- _Short exercise_: Leave the pictures out. Return all other data exactly.

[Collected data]
..............................
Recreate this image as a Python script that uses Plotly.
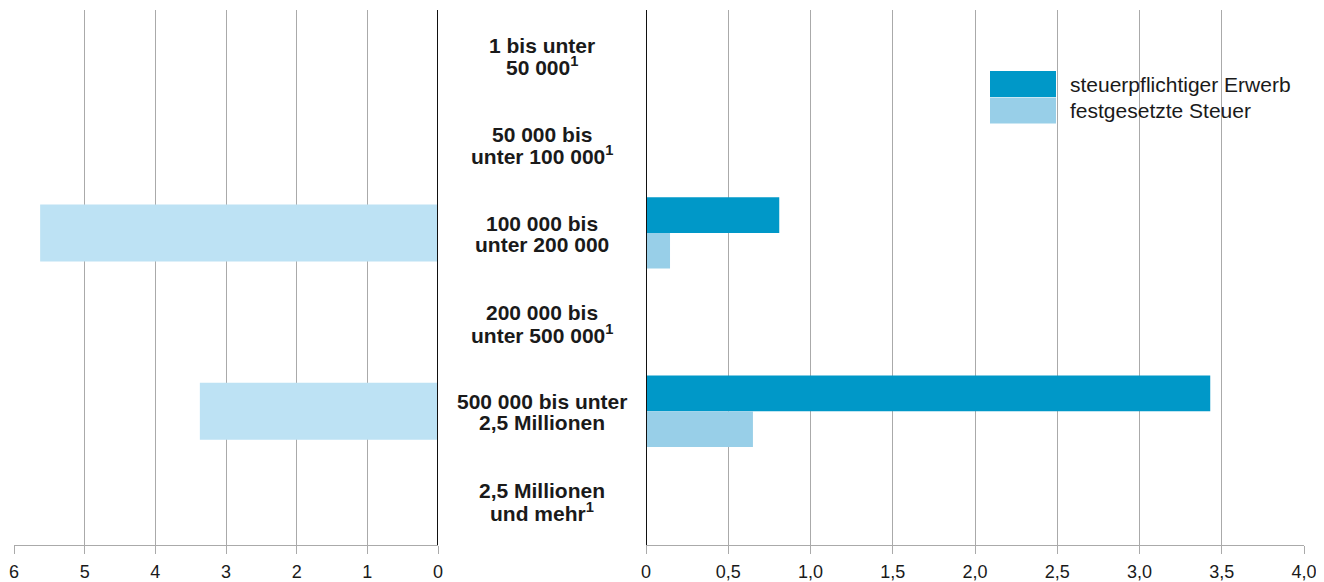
import plotly.graph_objects as go

categories = [
    "1 bis unter<br>50 000<sup>1</sup>",
    "50 000 bis<br>unter 100 000<sup>1</sup>",
    "100 000 bis<br>unter 200 000",
    "200 000 bis<br>unter 500 000<sup>1</sup>",
    "500 000 bis unter<br>2,5 Millionen",
    "2,5 Millionen<br>und mehr<sup>1</sup>",
]
cat_keys = ["c1", "c2", "c3", "c4", "c5", "c6"]

left_values = [None, None, 5.63, None, 3.37, None]
erwerb_values = [None, None, 0.81, None, 3.43, None]
steuer_values = [None, None, 0.146, None, 0.65, None]

left_ticks = [6, 5, 4, 3, 2, 1, 0]
left_ticktext = ["6", "5", "4", "3", "2", "1", "0"]
right_ticks = [0, 0.5, 1.0, 1.5, 2.0, 2.5, 3.0, 3.5, 4.0]
right_ticktext = ["0", "0,5", "1,0", "1,5", "2,0", "2,5", "3,0", "3,5", "4,0"]

legend_names = ["steuerpflichtiger Erwerb", "festgesetzte Steuer"]

C_DARK = "#0098c8"
C_LIGHT = "#98cfe8"
C_LEFT = "#bde2f4"
GRID = "#aaaaaa"
FONT = "Liberation Sans, Arial, sans-serif"

# the page body has an 8px default margin; size the figure to compensate
OFF = 8
W, H = 1324 - OFF, 582 - OFF
MT, MB = 10 - OFF, 37
PH = H - MT - MB


def px(xpx):
    return (xpx - OFF) / W


def py(ypx):
    return (H - MB - (ypx - OFF)) / PH


fig = go.Figure()

fig.add_trace(go.Bar(
    y=cat_keys, x=left_values, orientation="h", xaxis="x", yaxis="y",
    marker=dict(color=C_LEFT, line=dict(width=0)), width=0.64, offset=-0.32,
    showlegend=False, hoverinfo="x",
))
fig.add_trace(go.Bar(
    y=cat_keys, x=erwerb_values, orientation="h", xaxis="x2", yaxis="y",
    marker=dict(color=C_DARK, line=dict(width=0)), width=0.4, offset=-0.4,
    name=legend_names[0], showlegend=False,
))
fig.add_trace(go.Bar(
    y=cat_keys, x=steuer_values, orientation="h", xaxis="x2", yaxis="y",
    marker=dict(color=C_LIGHT, line=dict(width=0)), width=0.4, offset=0.0,
    name=legend_names[1], showlegend=False,
))

axis_common = dict(
    showgrid=True, gridcolor=GRID, gridwidth=1,
    showline=True, linecolor=GRID, linewidth=1,
    ticks="outside", ticklen=8, tickcolor=GRID, tickwidth=1,
    zeroline=False, anchor="y", automargin=False,
    tickfont=dict(family=FONT, size=18, color="#1a1a1a"),
    ticklabelstandoff=2,
    fixedrange=True,
)

fig.update_layout(
    width=W, height=H,
    margin=dict(l=0, r=0, t=MT, b=MB, autoexpand=False),
    paper_bgcolor="white", plot_bgcolor="white",
    barmode="overlay",
    separators=", ",
    xaxis=dict(domain=[px(14), px(438)], range=[6, 0],
               tickmode="array", tickvals=left_ticks, ticktext=left_ticktext,
               **axis_common),
    xaxis2=dict(domain=[px(646), px(1304)], range=[0, 4.0],
                tickmode="array", tickvals=right_ticks, ticktext=right_ticktext,
                **axis_common),
    yaxis=dict(type="category", categoryorder="array", categoryarray=cat_keys,
               range=[5.5, -0.5], showticklabels=False, showgrid=False,
               zeroline=False, showline=False, ticks="", fixedrange=True,
               automargin=False),
    font=dict(family=FONT, color="#1a1a1a"),
)

# zero lines (black)
fig.add_shape(type="line", xref="x", yref="paper", x0=0, x1=0, y0=0, y1=1,
              line=dict(color="#111111", width=2), layer="above")
fig.add_shape(type="line", xref="x2", yref="paper", x0=0, x1=0, y0=0, y1=1,
              line=dict(color="#111111", width=2), layer="above")

# category labels in the centre (two lines each, tight line spacing)
for key, label in zip(cat_keys, categories):
    lines = label.split("<br>")
    shifts = [10.5, -10.5] if len(lines) == 2 else [0]
    for line, shift in zip(lines, shifts):
        fig.add_annotation(
            x=px(542), xref="paper", y=key, yref="y", yshift=shift - 1,
            text="<b>" + line + "</b>", showarrow=False,
            xanchor="center", yanchor="middle", align="center",
            font=dict(family=FONT, size=21, color="#1a1a1a"),
        )

# custom legend
for i, (name, col) in enumerate(zip(legend_names, [C_DARK, C_LIGHT])):
    y0px = 71 + i * 26.5
    y1px = y0px + 26
    fig.add_shape(type="rect", xref="paper", yref="paper",
                  x0=px(990), x1=px(1056), y0=py(y1px), y1=py(y0px),
                  fillcolor=col, line=dict(width=0), layer="above")
    fig.add_annotation(
        x=px(1068), xref="paper", y=py((y0px + y1px) / 2), yref="paper",
        text=name, showarrow=False, xanchor="left", yanchor="middle",
        font=dict(family=FONT, size=21, color="#1a1a1a"),
    )

fig.write_html("out.html")
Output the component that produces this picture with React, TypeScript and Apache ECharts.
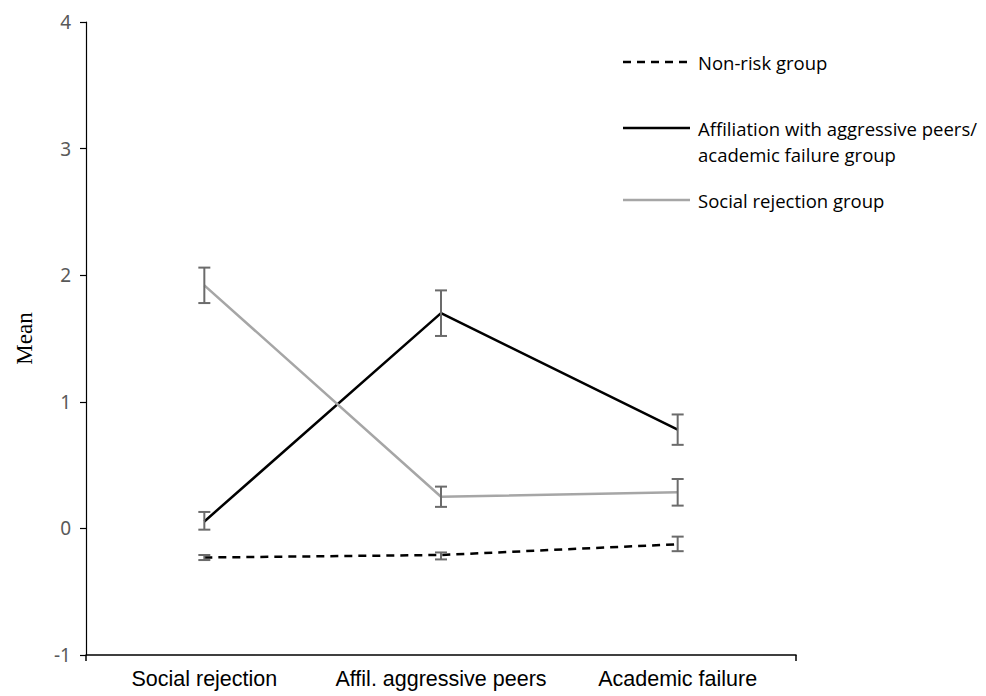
..............................
- _Answer below_:
Recreate this image as a Python script that uses Plotly.
import plotly.graph_objects as go

categories = [
    "1 bis unter<br>50 000<sup>1</sup>",
    "50 000 bis<br>unter 100 000<sup>1</sup>",
    "100 000 bis<br>unter 200 000",
    "200 000 bis<br>unter 500 000<sup>1</sup>",
    "500 000 bis unter<br>2,5 Millionen",
    "2,5 Millionen<br>und mehr<sup>1</sup>",
]
cat_keys = ["c1", "c2", "c3", "c4", "c5", "c6"]

left_values = [None, None, 5.63, None, 3.37, None]
erwerb_values = [None, None, 0.81, None, 3.43, None]
steuer_values = [None, None, 0.146, None, 0.65, None]

left_ticks = [6, 5, 4, 3, 2, 1, 0]
left_ticktext = ["6", "5", "4", "3", "2", "1", "0"]
right_ticks = [0, 0.5, 1.0, 1.5, 2.0, 2.5, 3.0, 3.5, 4.0]
right_ticktext = ["0", "0,5", "1,0", "1,5", "2,0", "2,5", "3,0", "3,5", "4,0"]

legend_names = ["steuerpflichtiger Erwerb", "festgesetzte Steuer"]

C_DARK = "#0098c8"
C_LIGHT = "#98cfe8"
C_LEFT = "#bde2f4"
GRID = "#aaaaaa"
FONT = "Liberation Sans, Arial, sans-serif"

# the page body has an 8px default margin; size the figure to compensate
OFF = 8
W, H = 1324 - OFF, 582 - OFF
MT, MB = 10 - OFF, 37
PH = H - MT - MB


def px(xpx):
    return (xpx - OFF) / W


def py(ypx):
    return (H - MB - (ypx - OFF)) / PH


fig = go.Figure()

fig.add_trace(go.Bar(
    y=cat_keys, x=left_values, orientation="h", xaxis="x", yaxis="y",
    marker=dict(color=C_LEFT, line=dict(width=0)), width=0.64, offset=-0.32,
    showlegend=False, hoverinfo="x",
))
fig.add_trace(go.Bar(
    y=cat_keys, x=erwerb_values, orientation="h", xaxis="x2", yaxis="y",
    marker=dict(color=C_DARK, line=dict(width=0)), width=0.4, offset=-0.4,
    name=legend_names[0], showlegend=False,
))
fig.add_trace(go.Bar(
    y=cat_keys, x=steuer_values, orientation="h", xaxis="x2", yaxis="y",
    marker=dict(color=C_LIGHT, line=dict(width=0)), width=0.4, offset=0.0,
    name=legend_names[1], showlegend=False,
))

axis_common = dict(
    showgrid=True, gridcolor=GRID, gridwidth=1,
    showline=True, linecolor=GRID, linewidth=1,
    ticks="outside", ticklen=8, tickcolor=GRID, tickwidth=1,
    zeroline=False, anchor="y", automargin=False,
    tickfont=dict(family=FONT, size=18, color="#1a1a1a"),
    ticklabelstandoff=2,
    fixedrange=True,
)

fig.update_layout(
    width=W, height=H,
    margin=dict(l=0, r=0, t=MT, b=MB, autoexpand=False),
    paper_bgcolor="white", plot_bgcolor="white",
    barmode="overlay",
    separators=", ",
    xaxis=dict(domain=[px(14), px(438)], range=[6, 0],
               tickmode="array", tickvals=left_ticks, ticktext=left_ticktext,
               **axis_common),
    xaxis2=dict(domain=[px(646), px(1304)], range=[0, 4.0],
                tickmode="array", tickvals=right_ticks, ticktext=right_ticktext,
                **axis_common),
    yaxis=dict(type="category", categoryorder="array", categoryarray=cat_keys,
               range=[5.5, -0.5], showticklabels=False, showgrid=False,
               zeroline=False, showline=False, ticks="", fixedrange=True,
               automargin=False),
    font=dict(family=FONT, color="#1a1a1a"),
)

# zero lines (black)
fig.add_shape(type="line", xref="x", yref="paper", x0=0, x1=0, y0=0, y1=1,
              line=dict(color="#111111", width=2), layer="above")
fig.add_shape(type="line", xref="x2", yref="paper", x0=0, x1=0, y0=0, y1=1,
              line=dict(color="#111111", width=2), layer="above")

# category labels in the centre (two lines each, tight line spacing)
for key, label in zip(cat_keys, categories):
    lines = label.split("<br>")
    shifts = [10.5, -10.5] if len(lines) == 2 else [0]
    for line, shift in zip(lines, shifts):
        fig.add_annotation(
            x=px(542), xref="paper", y=key, yref="y", yshift=shift - 1,
            text="<b>" + line + "</b>", showarrow=False,
            xanchor="center", yanchor="middle", align="center",
            font=dict(family=FONT, size=21, color="#1a1a1a"),
        )

# custom legend
for i, (name, col) in enumerate(zip(legend_names, [C_DARK, C_LIGHT])):
    y0px = 71 + i * 26.5
    y1px = y0px + 26
    fig.add_shape(type="rect", xref="paper", yref="paper",
                  x0=px(990), x1=px(1056), y0=py(y1px), y1=py(y0px),
                  fillcolor=col, line=dict(width=0), layer="above")
    fig.add_annotation(
        x=px(1068), xref="paper", y=py((y0px + y1px) / 2), yref="paper",
        text=name, showarrow=False, xanchor="left", yanchor="middle",
        font=dict(family=FONT, size=21, color="#1a1a1a"),
    )

fig.write_html("out.html")
Output the component that produces this picture with React, TypeScript and Apache ECharts.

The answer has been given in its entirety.